## THE PROBLEM
Drop the images; return everything else in the listing below exactly.
+ + + + + + +
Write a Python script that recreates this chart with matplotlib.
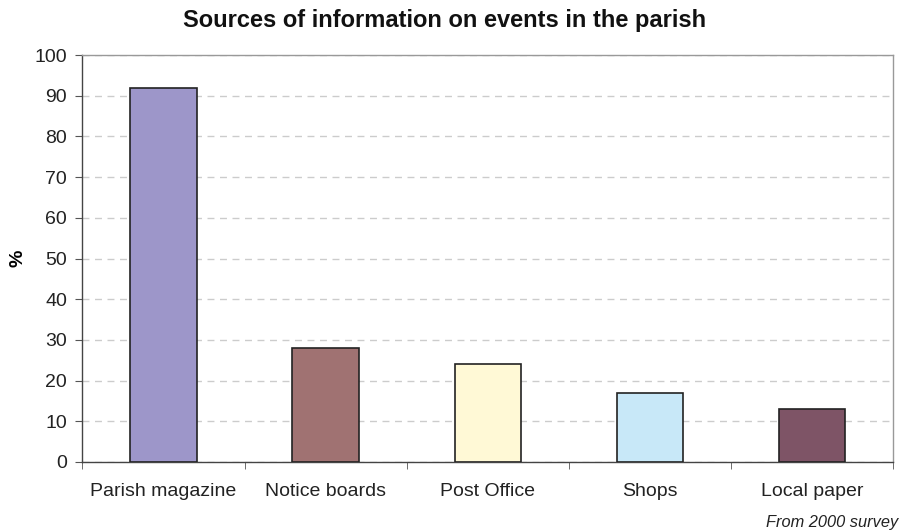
import matplotlib
matplotlib.use("Agg")
import matplotlib.pyplot as plt
import numpy as np

categories = ["Parish magazine", "Notice boards", "Post Office", "Shops", "Local paper"]
values = [92, 28, 24, 17, 13]
colors = ["#9D96C9", "#A07272", "#FFF9D6", "#C8E8F8", "#7E5466"]
yticks = [0, 10, 20, 30, 40, 50, 60, 70, 80, 90, 100]

plt.rcParams['font.family'] = ['Liberation Sans', 'DejaVu Sans']

fig = plt.figure(figsize=(9.04, 5.32), dpi=100)
ax = fig.add_axes([82.5/904, 70/532, (893-82.5)/904, (462-55)/532])

x = np.arange(len(categories))
ax.bar(x, values, width=0.41, color=colors, edgecolor="#222222", linewidth=1.2, zorder=3)

ax.set_xlim(-0.5, len(categories) - 0.5)
ax.set_ylim(0, 100)
ax.set_yticks(yticks)
ax.set_yticklabels([str(t) for t in yticks], fontsize=14, color="#222222")
ax.set_xticks(x)
ax.set_xticklabels(categories, fontsize=14, color="#222222")
ax.tick_params(axis='x', length=0, pad=15)
ax.set_xticks(np.arange(len(categories) + 1) - 0.5, minor=True)
ax.tick_params(axis='x', which='minor', length=5, color="#555555", direction='out')
ax.tick_params(axis='y', length=5, color="#555555", direction='out', pad=6)

ax.yaxis.grid(True, linestyle=(0, (5, 4)), color="#CCCCCC", linewidth=1, zorder=0)
ax.set_axisbelow(True)

for s in ["top", "right"]:
    ax.spines[s].set_color("#999999")
    ax.spines[s].set_linewidth(1)
for s in ["left", "bottom"]:
    ax.spines[s].set_color("#444444")
    ax.spines[s].set_linewidth(1)

ax.set_ylabel("%", fontsize=14, fontweight="bold", labelpad=6)
fig.text(445/904, 1 - 20/532, "Sources of information on events in the parish",
         ha="center", va="center", fontsize=17, fontweight="bold", color="#111111")
fig.text(898/904, 1 - 522/532, "From 2000 survey", ha="right", va="center",
         fontsize=11.8, style="italic", color="#222222")

fig.savefig("out.png", dpi=100)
+ + + + + + +
## WRITTEN ANSWER
Write a Python script that recreates this chart with matplotlib.
import matplotlib
matplotlib.use("Agg")
import matplotlib.pyplot as plt
import numpy as np

categories = ["Parish magazine", "Notice boards", "Post Office", "Shops", "Local paper"]
values = [92, 28, 24, 17, 13]
colors = ["#9D96C9", "#A07272", "#FFF9D6", "#C8E8F8", "#7E5466"]
yticks = [0, 10, 20, 30, 40, 50, 60, 70, 80, 90, 100]

plt.rcParams['font.family'] = ['Liberation Sans', 'DejaVu Sans']

fig = plt.figure(figsize=(9.04, 5.32), dpi=100)
ax = fig.add_axes([82.5/904, 70/532, (893-82.5)/904, (462-55)/532])

x = np.arange(len(categories))
ax.bar(x, values, width=0.41, color=colors, edgecolor="#222222", linewidth=1.2, zorder=3)

ax.set_xlim(-0.5, len(categories) - 0.5)
ax.set_ylim(0, 100)
ax.set_yticks(yticks)
ax.set_yticklabels([str(t) for t in yticks], fontsize=14, color="#222222")
ax.set_xticks(x)
ax.set_xticklabels(categories, fontsize=14, color="#222222")
ax.tick_params(axis='x', length=0, pad=15)
ax.set_xticks(np.arange(len(categories) + 1) - 0.5, minor=True)
ax.tick_params(axis='x', which='minor', length=5, color="#555555", direction='out')
ax.tick_params(axis='y', length=5, color="#555555", direction='out', pad=6)

ax.yaxis.grid(True, linestyle=(0, (5, 4)), color="#CCCCCC", linewidth=1, zorder=0)
ax.set_axisbelow(True)

for s in ["top", "right"]:
    ax.spines[s].set_color("#999999")
    ax.spines[s].set_linewidth(1)
for s in ["left", "bottom"]:
    ax.spines[s].set_color("#444444")
    ax.spines[s].set_linewidth(1)

ax.set_ylabel("%", fontsize=14, fontweight="bold", labelpad=6)
fig.text(445/904, 1 - 20/532, "Sources of information on events in the parish",
         ha="center", va="center", fontsize=17, fontweight="bold", color="#111111")
fig.text(898/904, 1 - 522/532, "From 2000 survey", ha="right", va="center",
         fontsize=11.8, style="italic", color="#222222")

fig.savefig("out.png", dpi=100)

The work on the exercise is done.